▶ **Stated goal**
Without the pictures, give the entries below again exactly as written.

▶ **Given records**
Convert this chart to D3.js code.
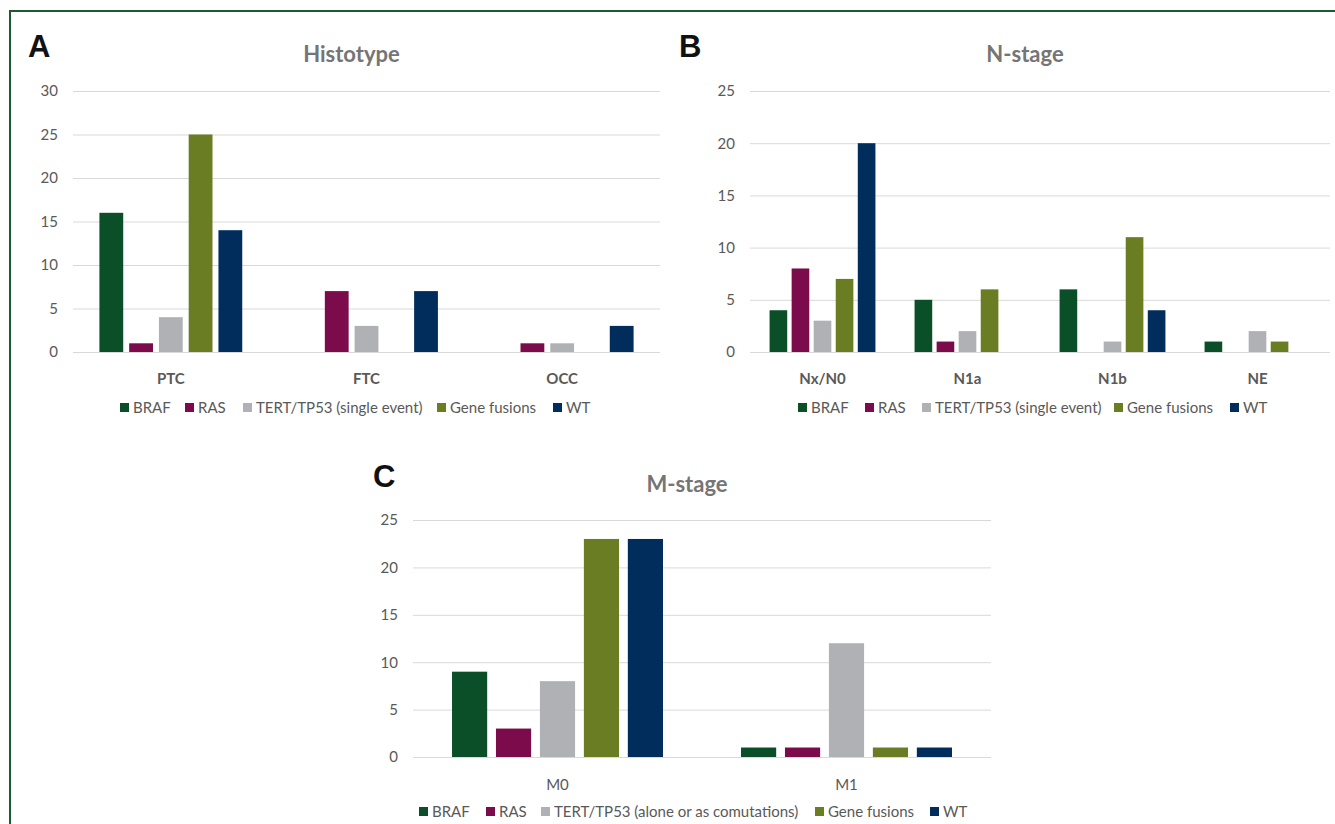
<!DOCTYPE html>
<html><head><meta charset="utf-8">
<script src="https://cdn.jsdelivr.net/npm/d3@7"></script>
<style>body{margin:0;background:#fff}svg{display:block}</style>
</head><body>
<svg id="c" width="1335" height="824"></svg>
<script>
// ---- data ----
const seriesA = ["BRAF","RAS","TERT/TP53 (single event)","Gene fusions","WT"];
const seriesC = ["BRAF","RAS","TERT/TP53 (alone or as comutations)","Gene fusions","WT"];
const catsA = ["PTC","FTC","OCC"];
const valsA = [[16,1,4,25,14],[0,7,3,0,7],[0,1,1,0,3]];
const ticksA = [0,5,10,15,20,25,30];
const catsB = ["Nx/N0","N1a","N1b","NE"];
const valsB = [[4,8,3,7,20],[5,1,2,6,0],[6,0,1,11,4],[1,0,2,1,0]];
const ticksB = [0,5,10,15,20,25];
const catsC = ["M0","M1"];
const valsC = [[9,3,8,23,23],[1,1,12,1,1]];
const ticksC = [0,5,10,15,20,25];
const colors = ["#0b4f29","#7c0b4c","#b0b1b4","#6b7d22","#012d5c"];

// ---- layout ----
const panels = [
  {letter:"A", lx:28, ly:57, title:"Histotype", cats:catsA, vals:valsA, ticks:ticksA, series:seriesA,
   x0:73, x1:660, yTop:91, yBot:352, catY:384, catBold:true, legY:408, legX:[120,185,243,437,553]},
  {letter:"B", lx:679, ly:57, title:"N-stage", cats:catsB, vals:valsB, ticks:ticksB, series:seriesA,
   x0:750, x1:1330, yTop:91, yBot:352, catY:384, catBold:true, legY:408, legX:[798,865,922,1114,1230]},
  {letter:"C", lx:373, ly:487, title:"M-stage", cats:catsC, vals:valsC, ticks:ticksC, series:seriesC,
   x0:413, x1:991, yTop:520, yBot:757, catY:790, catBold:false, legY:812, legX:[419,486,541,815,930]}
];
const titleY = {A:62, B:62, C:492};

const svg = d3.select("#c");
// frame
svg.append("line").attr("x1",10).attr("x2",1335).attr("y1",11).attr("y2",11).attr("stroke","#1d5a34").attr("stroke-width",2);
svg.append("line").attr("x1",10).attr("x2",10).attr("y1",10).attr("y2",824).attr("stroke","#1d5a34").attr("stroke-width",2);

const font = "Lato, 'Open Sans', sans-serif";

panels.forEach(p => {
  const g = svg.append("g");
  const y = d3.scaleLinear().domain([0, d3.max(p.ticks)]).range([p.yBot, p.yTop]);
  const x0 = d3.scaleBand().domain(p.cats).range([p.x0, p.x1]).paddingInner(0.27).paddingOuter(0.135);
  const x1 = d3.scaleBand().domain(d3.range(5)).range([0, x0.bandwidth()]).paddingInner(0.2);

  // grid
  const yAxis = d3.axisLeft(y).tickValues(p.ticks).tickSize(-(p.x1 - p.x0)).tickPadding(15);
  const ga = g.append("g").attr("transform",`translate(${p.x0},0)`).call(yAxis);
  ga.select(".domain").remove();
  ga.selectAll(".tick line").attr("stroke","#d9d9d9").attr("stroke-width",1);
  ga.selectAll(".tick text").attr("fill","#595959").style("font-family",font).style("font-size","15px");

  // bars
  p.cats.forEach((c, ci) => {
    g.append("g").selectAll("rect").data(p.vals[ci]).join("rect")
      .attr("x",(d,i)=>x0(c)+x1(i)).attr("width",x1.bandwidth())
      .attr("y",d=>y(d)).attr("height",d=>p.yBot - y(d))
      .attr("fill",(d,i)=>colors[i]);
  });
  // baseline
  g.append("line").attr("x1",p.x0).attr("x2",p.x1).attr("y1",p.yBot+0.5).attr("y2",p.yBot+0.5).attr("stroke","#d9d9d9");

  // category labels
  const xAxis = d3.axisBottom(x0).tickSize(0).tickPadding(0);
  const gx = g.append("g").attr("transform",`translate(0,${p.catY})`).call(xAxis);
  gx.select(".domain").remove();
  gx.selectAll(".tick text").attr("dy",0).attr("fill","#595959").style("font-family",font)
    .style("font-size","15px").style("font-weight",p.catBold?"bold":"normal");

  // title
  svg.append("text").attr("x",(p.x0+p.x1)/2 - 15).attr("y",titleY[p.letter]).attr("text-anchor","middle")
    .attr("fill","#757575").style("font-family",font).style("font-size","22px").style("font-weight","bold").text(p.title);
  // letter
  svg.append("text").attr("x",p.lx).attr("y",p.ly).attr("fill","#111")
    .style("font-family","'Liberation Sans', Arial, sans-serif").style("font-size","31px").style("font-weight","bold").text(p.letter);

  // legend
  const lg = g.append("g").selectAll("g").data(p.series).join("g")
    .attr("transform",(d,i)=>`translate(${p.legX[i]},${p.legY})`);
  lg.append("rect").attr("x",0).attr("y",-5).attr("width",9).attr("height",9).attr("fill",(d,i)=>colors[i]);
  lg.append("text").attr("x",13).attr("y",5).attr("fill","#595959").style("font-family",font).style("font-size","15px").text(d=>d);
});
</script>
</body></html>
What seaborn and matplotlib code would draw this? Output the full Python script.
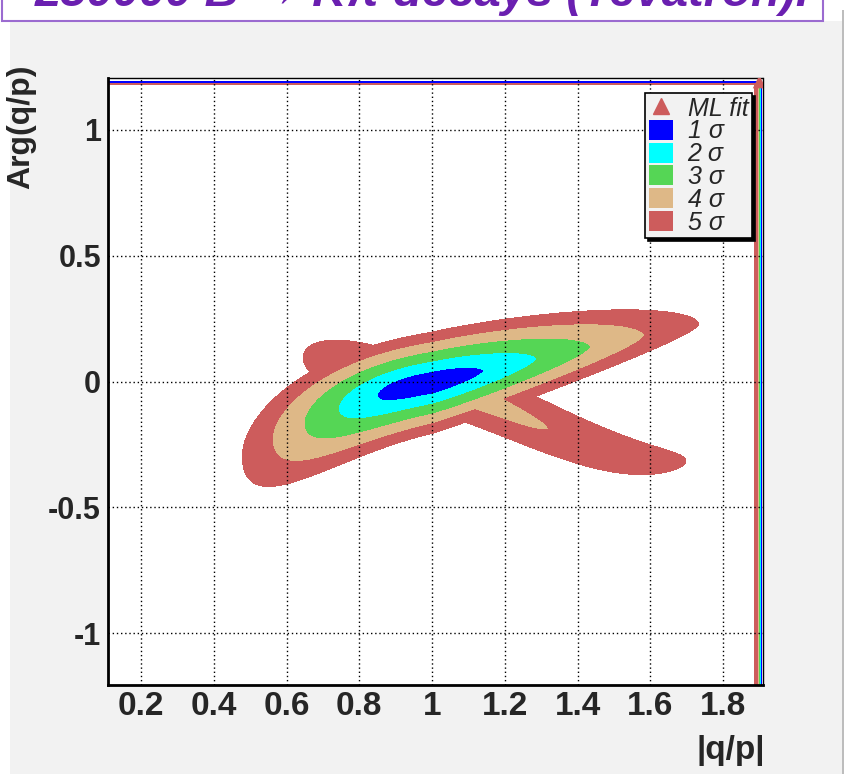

▶ **Answer to the exercise**
Convert this chart to D3.js code.
<!DOCTYPE html>
<html><head><meta charset="utf-8">
<script src="https://cdn.jsdelivr.net/npm/d3@7"></script>
<style>body{margin:0;background:#fff}svg{display:block}</style>
</head><body>
<svg id="c" width="1335" height="824"></svg>
<script>
// ---- data ----
const seriesA = ["BRAF","RAS","TERT/TP53 (single event)","Gene fusions","WT"];
const seriesC = ["BRAF","RAS","TERT/TP53 (alone or as comutations)","Gene fusions","WT"];
const catsA = ["PTC","FTC","OCC"];
const valsA = [[16,1,4,25,14],[0,7,3,0,7],[0,1,1,0,3]];
const ticksA = [0,5,10,15,20,25,30];
const catsB = ["Nx/N0","N1a","N1b","NE"];
const valsB = [[4,8,3,7,20],[5,1,2,6,0],[6,0,1,11,4],[1,0,2,1,0]];
const ticksB = [0,5,10,15,20,25];
const catsC = ["M0","M1"];
const valsC = [[9,3,8,23,23],[1,1,12,1,1]];
const ticksC = [0,5,10,15,20,25];
const colors = ["#0b4f29","#7c0b4c","#b0b1b4","#6b7d22","#012d5c"];

// ---- layout ----
const panels = [
  {letter:"A", lx:28, ly:57, title:"Histotype", cats:catsA, vals:valsA, ticks:ticksA, series:seriesA,
   x0:73, x1:660, yTop:91, yBot:352, catY:384, catBold:true, legY:408, legX:[120,185,243,437,553]},
  {letter:"B", lx:679, ly:57, title:"N-stage", cats:catsB, vals:valsB, ticks:ticksB, series:seriesA,
   x0:750, x1:1330, yTop:91, yBot:352, catY:384, catBold:true, legY:408, legX:[798,865,922,1114,1230]},
  {letter:"C", lx:373, ly:487, title:"M-stage", cats:catsC, vals:valsC, ticks:ticksC, series:seriesC,
   x0:413, x1:991, yTop:520, yBot:757, catY:790, catBold:false, legY:812, legX:[419,486,541,815,930]}
];
const titleY = {A:62, B:62, C:492};

const svg = d3.select("#c");
// frame
svg.append("line").attr("x1",10).attr("x2",1335).attr("y1",11).attr("y2",11).attr("stroke","#1d5a34").attr("stroke-width",2);
svg.append("line").attr("x1",10).attr("x2",10).attr("y1",10).attr("y2",824).attr("stroke","#1d5a34").attr("stroke-width",2);

const font = "Lato, 'Open Sans', sans-serif";

panels.forEach(p => {
  const g = svg.append("g");
  const y = d3.scaleLinear().domain([0, d3.max(p.ticks)]).range([p.yBot, p.yTop]);
  const x0 = d3.scaleBand().domain(p.cats).range([p.x0, p.x1]).paddingInner(0.27).paddingOuter(0.135);
  const x1 = d3.scaleBand().domain(d3.range(5)).range([0, x0.bandwidth()]).paddingInner(0.2);

  // grid
  const yAxis = d3.axisLeft(y).tickValues(p.ticks).tickSize(-(p.x1 - p.x0)).tickPadding(15);
  const ga = g.append("g").attr("transform",`translate(${p.x0},0)`).call(yAxis);
  ga.select(".domain").remove();
  ga.selectAll(".tick line").attr("stroke","#d9d9d9").attr("stroke-width",1);
  ga.selectAll(".tick text").attr("fill","#595959").style("font-family",font).style("font-size","15px");

  // bars
  p.cats.forEach((c, ci) => {
    g.append("g").selectAll("rect").data(p.vals[ci]).join("rect")
      .attr("x",(d,i)=>x0(c)+x1(i)).attr("width",x1.bandwidth())
      .attr("y",d=>y(d)).attr("height",d=>p.yBot - y(d))
      .attr("fill",(d,i)=>colors[i]);
  });
  // baseline
  g.append("line").attr("x1",p.x0).attr("x2",p.x1).attr("y1",p.yBot+0.5).attr("y2",p.yBot+0.5).attr("stroke","#d9d9d9");

  // category labels
  const xAxis = d3.axisBottom(x0).tickSize(0).tickPadding(0);
  const gx = g.append("g").attr("transform",`translate(0,${p.catY})`).call(xAxis);
  gx.select(".domain").remove();
  gx.selectAll(".tick text").attr("dy",0).attr("fill","#595959").style("font-family",font)
    .style("font-size","15px").style("font-weight",p.catBold?"bold":"normal");

  // title
  svg.append("text").attr("x",(p.x0+p.x1)/2 - 15).attr("y",titleY[p.letter]).attr("text-anchor","middle")
    .attr("fill","#757575").style("font-family",font).style("font-size","22px").style("font-weight","bold").text(p.title);
  // letter
  svg.append("text").attr("x",p.lx).attr("y",p.ly).attr("fill","#111")
    .style("font-family","'Liberation Sans', Arial, sans-serif").style("font-size","31px").style("font-weight","bold").text(p.letter);

  // legend
  const lg = g.append("g").selectAll("g").data(p.series).join("g")
    .attr("transform",(d,i)=>`translate(${p.legX[i]},${p.legY})`);
  lg.append("rect").attr("x",0).attr("y",-5).attr("width",9).attr("height",9).attr("fill",(d,i)=>colors[i]);
  lg.append("text").attr("x",13).attr("y",5).attr("fill","#595959").style("font-family",font).style("font-size","15px").text(d=>d);
});
</script>
</body></html>
What seaborn and matplotlib code would draw this? Output the full Python script.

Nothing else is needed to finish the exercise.